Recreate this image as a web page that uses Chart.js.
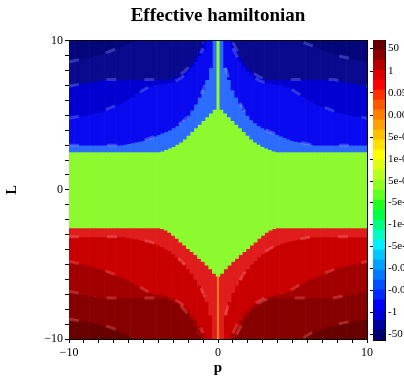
<!DOCTYPE html>
<html>
<head>
<meta charset="utf-8">
<script src="https://cdn.jsdelivr.net/npm/chart.js@4.4.1/dist/chart.umd.min.js"></script>
<style>
  html, body { margin: 0; padding: 0; background: #fff; }
  #wrap { position: relative; width: 404px; height: 377px; overflow: hidden; }
  #mainChart { position: absolute; left: 0; top: 0; }
  #barChart { position: absolute; left: 362px; top: 30px; }
</style>
</head>
<body>
<div id="wrap">
  <canvas id="mainChart" width="404" height="377"></canvas>
  <canvas id="barChart" width="42" height="320"></canvas>
</div>
<script>
// |p| of each column (the plot is mirrored in p)
const pAbs = [0,0.25,0.5,0.75,1,1.25,1.5,1.75,2,2.25,2.5,2.75,3,3.25,3.5,3.75,4,4.25,4.5,4.75,5,5.25,5.5,5.75,6,6.25,6.5,6.75,7,7.25,7.5,7.75,8,8.25,8.5,8.75,9,9.25,9.5,9.75,10];
const lRange = [-10, 10];

// level boundaries in L, read per column (upper half)
const c1Top = [10,10,10,10,10,10,10,10,10,10,10,10,10,10,10,10,10,10,10,10,10,10,10,9.9,9.8,9.7,9.6,9.5,9.4,9.3,9.2,9.1,9.05,8.95,8.9,8.85,8.8,8.75,8.7,8.65,8.6];
const c2Top = [10,10,10,10,9.9,9.4,8.9,8.5,8.2,7.95,7.75,7.6,7.5,7.45,7.4,7.4,7.4,7.4,7.4,7.4,7.4,7.4,7.4,7.4,7.4,7.4,7.4,7.4,7.4,7.4,7.4,7.4,7.35,7.3,7.25,7.2,7.15,7.1,7.05,7.0,6.95];
const c3Top = [10,10,10,10,9.5,9.0,8.6,8.25,7.95,7.7,7.5,7.35,7.25,7.2,7.15,7.1,7.05,7.0,6.95,6.85,6.7,6.55,6.4,6.25,6.1,5.95,5.8,5.7,5.6,5.5,5.4,5.3,5.2,5.15,5.1,5.05,5.0,4.95,4.9,4.85,4.8];
const c4Top = [10,10,8.2,7.4,6.7,6.2,5.75,5.35,5.0,4.7,4.5,4.3,4.15,4.0,3.9,3.8,3.7,3.6,3.5,3.4,3.3,3.25,3.2,3.15,3.1,3.05,3.0,3.0,3.0,3.0,3.0,3.0,3.0,3.0,3.0,3.0,3.0,3.0,3.0,3.0,3.0];
const greenTop = [10,5.4,5.15,4.9,4.65,4.4,4.15,3.9,3.65,3.4,3.2,3.05,2.9,2.8,2.7,2.6,2.55,2.55,2.55,2.55,2.55,2.55,2.55,2.55,2.55,2.55,2.55,2.55,2.55,2.55,2.55,2.55,2.55,2.55,2.55,2.55,2.55,2.55,2.55,2.55,2.55];

// lower half
const greenBot = [-5.8,-5.6,-5.3,-5.05,-4.8,-4.6,-4.35,-4.15,-3.95,-3.7,-3.5,-3.25,-3.05,-2.85,-2.7,-2.6,-2.55,-2.55,-2.55,-2.55,-2.55,-2.55,-2.55,-2.55,-2.55,-2.55,-2.55,-2.55,-2.55,-2.55,-2.55,-2.55,-2.55,-2.55,-2.55,-2.55,-2.55,-2.55,-2.55,-2.55,-2.55];
const dBot = [-10,-10,-8.4,-7.5,-6.9,-6.4,-6.0,-5.6,-5.3,-5.0,-4.75,-4.5,-4.3,-4.1,-3.95,-3.8,-3.7,-3.6,-3.5,-3.45,-3.4,-3.35,-3.3,-3.25,-3.2,-3.15,-3.15,-3.15,-3.15,-3.15,-3.15,-3.15,-3.15,-3.15,-3.15,-3.15,-3.15,-3.15,-3.15,-3.15,-3.15];
const aBot = [-10,-10,-10,-10,-9.6,-9.1,-8.7,-8.35,-8.05,-7.8,-7.6,-7.45,-7.3,-7.2,-7.1,-7.05,-7.0,-6.95,-6.9,-6.8,-6.65,-6.5,-6.35,-6.2,-6.05,-5.95,-5.85,-5.75,-5.65,-5.55,-5.45,-5.35,-5.25,-5.2,-5.1,-5.05,-5.0,-4.95,-4.9,-4.85,-4.8];
const bBot = [-10,-10,-10,-10,-10,-9.7,-9.2,-8.7,-8.35,-8.05,-7.8,-7.6,-7.45,-7.35,-7.25,-7.25,-7.25,-7.25,-7.25,-7.25,-7.25,-7.25,-7.25,-7.25,-7.25,-7.25,-7.25,-7.25,-7.25,-7.25,-7.25,-7.25,-7.2,-7.15,-7.1,-7.05,-7.0,-6.95,-6.9,-6.85,-6.8];
const cBot = [-10,-10,-10,-10,-10,-10,-10,-10,-10,-10,-10,-10,-10,-10,-10,-10,-10,-10,-10,-10,-10,-10,-10,-9.9,-9.75,-9.6,-9.5,-9.4,-9.3,-9.2,-9.15,-9.1,-9.0,-8.95,-8.9,-8.85,-8.8,-8.8,-8.75,-8.7,-8.7];
// thin line at p = 0 below the green cusp
const spikeRange = [-10, -5.8];

const xTickValues = [-10, 0, 10];
const xTickLabels = ['\u221210', '0', '10'];
const yTickValues = [-10, 0, 10];
const yTickLabels = ['\u221210', '0', '10'];

// colour bar
const cbColors = ['#00006e','#0000a0','#0000d8','#0000ff','#0028ff','#0050ff','#0078ff','#00a0ff','#00c8ff','#00f0ff',
  '#00ffc0','#00ff80','#00ff40','#20ff20','#60ff20','#90ff20','#b8ff20','#dcff10','#ffff00','#ffe000',
  '#ffc000','#ffa000','#ff8000','#ff5800','#ff3000','#ff0000','#dc0000','#b40000','#8c0000','#640000'];
const cbTickPos = [29.2, 26.9, 24.7, 22.5, 20.3, 18.1, 15.9, 13.8, 11.6, 9.4, 7.2, 5.0, 2.8, 0.6];
const cbTickLabels = ['50','1','0.05','0.005','5e-04','1e-04','5e-05','-5e-05','-1e-04','-5e-04','-0.005','-0.05','-1','-50'];

const serif = 'Liberation Serif';

// signed p for every column, -10 ... 10
const columns = [...pAbs.slice(1).reverse().map(v => -v), ...pAbs];
const val = (b, i) => Array.isArray(b) ? b[i] : b;

const bands = [
    { lo: c1Top, hi: lRange[1], color: '#06067c' },
    { lo: c2Top, hi: c1Top, color: '#0a0a8e' },
    { lo: c3Top, hi: c2Top, color: '#0000d0' },
    { lo: c4Top, hi: c3Top, color: '#0a0af0' },
    { lo: greenTop, hi: c4Top, color: '#2c6cff' },
    { lo: greenBot, hi: greenTop, color: '#8cfa2e' },
    { lo: dBot, hi: greenBot, color: '#e01c1c' },
    { lo: aBot, hi: dBot, color: '#c80000' },
    { lo: bBot, hi: aBot, color: '#a20000' },
    { lo: cBot, hi: bBot, color: '#860000' },
    { lo: lRange[0], hi: cBot, color: '#680000' }
];

const datasets = [];

// label-like marks along the contour lines
const contours = [
    { arr: c1Top, color: 'rgba(130,140,255,0.35)' },
    { arr: c2Top, color: 'rgba(130,140,255,0.35)' },
    { arr: c3Top, color: 'rgba(130,150,255,0.35)' },
    { arr: c4Top, color: 'rgba(150,180,255,0.35)' },
    { arr: dBot, color: 'rgba(255,130,130,0.35)' },
    { arr: aBot, color: 'rgba(255,120,120,0.32)' },
    { arr: bBot, color: 'rgba(255,120,120,0.32)' },
    { arr: cBot, color: 'rgba(255,120,120,0.32)' }
];
contours.forEach(c => {
    datasets.push({
        type: 'line',
        order: -2,
        data: columns.map(p => {
            const v = c.arr[pAbs.indexOf(Math.abs(p))];
            return { x: p, y: Math.abs(v) >= 10 ? null : v };
        }),
        borderColor: c.color,
        borderWidth: 3,
        borderDash: [10, 28],
        pointRadius: 0,
        spanGaps: false
    });
});

datasets.push({
    type: 'bar',
    order: -1,
    data: [{ x: 0, y: spikeRange }],
    backgroundColor: '#ff7a1a',
    borderWidth: 0,
    grouped: false,
    barPercentage: 0.6,
    categoryPercentage: 1
});

bands.forEach(b => {
    datasets.push({
        type: 'bar',
        data: columns.map(p => {
            const i = pAbs.indexOf(Math.abs(p));
            return { x: p, y: [val(b.lo, i), val(b.hi, i)] };
        }).filter(d => d.y[1] > d.y[0]),
        backgroundColor: b.color,
        borderWidth: 0,
        grouped: false,
        barPercentage: 1,
        categoryPercentage: 1
    });
});

new Chart(document.getElementById('mainChart'), {
    type: 'bar',
    data: { datasets },
    options: {
        responsive: false,
        animation: false,
        layout: { padding: { left: 0, right: 37, top: 0, bottom: 0 } },
        plugins: {
            legend: { display: false },
            tooltip: { enabled: false },
            title: {
                display: true,
                fullSize: false,
                text: 'Effective hamiltonian',
                color: '#000',
                font: { family: serif, size: 19, weight: 'bold' },
                padding: { top: 5, bottom: 13 }
            }
        },
        scales: {
            x: {
                type: 'linear', min: -10, max: 10, offset: false,
                ticks: {
                    stepSize: 1, autoSkip: false, maxRotation: 0, color: '#000', padding: 3,
                    font: { family: serif, size: 12 },
                    callback: v => { const k = xTickValues.indexOf(v); return k >= 0 ? xTickLabels[k] : ''; }
                },
                grid: { offset: false, drawOnChartArea: false, drawTicks: true, tickLength: 4, color: '#000' },
                border: { display: true, color: '#000' },
                title: { display: true, text: 'p', color: '#000', font: { family: serif, size: 15, weight: 'bold' }, padding: 0 },
                afterFit: s => { s.height = 38; }
            },
            y: {
                type: 'linear', min: -10, max: 10,
                ticks: {
                    stepSize: 1, autoSkip: false, color: '#000', padding: 2,
                    font: { family: serif, size: 12 },
                    callback: v => { const k = yTickValues.indexOf(v); return k >= 0 ? yTickLabels[k] : ''; }
                },
                grid: { drawOnChartArea: false, drawTicks: true, tickLength: 4, color: '#000' },
                border: { display: true, color: '#000' },
                title: { display: true, text: 'L', color: '#000', font: { family: serif, size: 14, weight: 'bold' }, padding: { top: 4, bottom: 0 } },
                afterFit: s => { s.width = 69; }
            },
            x2: {
                type: 'linear', position: 'top', min: -10, max: 10,
                ticks: { display: false }, grid: { display: false, drawTicks: false },
                border: { display: true, color: '#000' },
                afterFit: s => { s.height = 0; }
            },
            y2: {
                type: 'linear', position: 'right', min: -10, max: 10,
                ticks: { display: false }, grid: { display: false, drawTicks: false },
                border: { display: true, color: '#000' },
                afterFit: s => { s.width = 0; }
            }
        }
    }
});

// colour bar on the right
new Chart(document.getElementById('barChart'), {
    type: 'bar',
    data: {
        labels: [''],
        datasets: cbColors.map(c => ({ data: [1], backgroundColor: c, borderWidth: 0, barPercentage: 1, categoryPercentage: 1 }))
    },
    options: {
        responsive: false,
        animation: false,
        layout: { padding: { top: 10, bottom: 0, left: 0, right: 0 } },
        plugins: { legend: { display: false }, tooltip: { enabled: false } },
        scales: {
            x: {
                stacked: true,
                ticks: { display: false },
                grid: { display: false, drawTicks: false },
                border: { display: true, color: '#000' },
                afterFit: s => { s.height = 10; }
            },
            x2: {
                type: 'linear', position: 'top', min: 0, max: 1,
                ticks: { display: false }, grid: { display: false, drawTicks: false },
                border: { display: true, color: '#000' },
                afterFit: s => { s.height = 0; }
            },
            y: {
                stacked: true, min: 0, max: 30,
                ticks: { display: false },
                grid: { drawOnChartArea: false, drawTicks: true, tickLength: 3, color: '#000' },
                border: { display: true, color: '#000' },
                afterBuildTicks: s => { s.ticks = cbTickPos.map(v => ({ value: v })); },
                afterFit: s => { s.width = 11; }
            },
            y2: {
                position: 'right', min: 0, max: 30,
                ticks: {
                    autoSkip: false, padding: 3, color: '#000',
                    font: { family: serif, size: 11 },
                    callback: (v, i) => cbTickLabels[i]
                },
                grid: { display: false, drawTicks: false },
                border: { display: true, color: '#000' },
                afterBuildTicks: s => { s.ticks = cbTickPos.map(v => ({ value: v })); },
                afterFit: s => { s.width = 19; }
            }
        }
    }
});
</script>
</body>
</html>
....................
• [Goal] Copy nothing but the lines from the top of the data down to the line containing "const lRange = [-10, 10];", and leave the pictures out.

• [Task answer]
Recreate this image as a web page that uses Chart.js.
<!DOCTYPE html>
<html>
<head>
<meta charset="utf-8">
<script src="https://cdn.jsdelivr.net/npm/chart.js@4.4.1/dist/chart.umd.min.js"></script>
<style>
  html, body { margin: 0; padding: 0; background: #fff; }
  #wrap { position: relative; width: 404px; height: 377px; overflow: hidden; }
  #mainChart { position: absolute; left: 0; top: 0; }
  #barChart { position: absolute; left: 362px; top: 30px; }
</style>
</head>
<body>
<div id="wrap">
  <canvas id="mainChart" width="404" height="377"></canvas>
  <canvas id="barChart" width="42" height="320"></canvas>
</div>
<script>
// |p| of each column (the plot is mirrored in p)
const pAbs = [0,0.25,0.5,0.75,1,1.25,1.5,1.75,2,2.25,2.5,2.75,3,3.25,3.5,3.75,4,4.25,4.5,4.75,5,5.25,5.5,5.75,6,6.25,6.5,6.75,7,7.25,7.5,7.75,8,8.25,8.5,8.75,9,9.25,9.5,9.75,10];
const lRange = [-10, 10];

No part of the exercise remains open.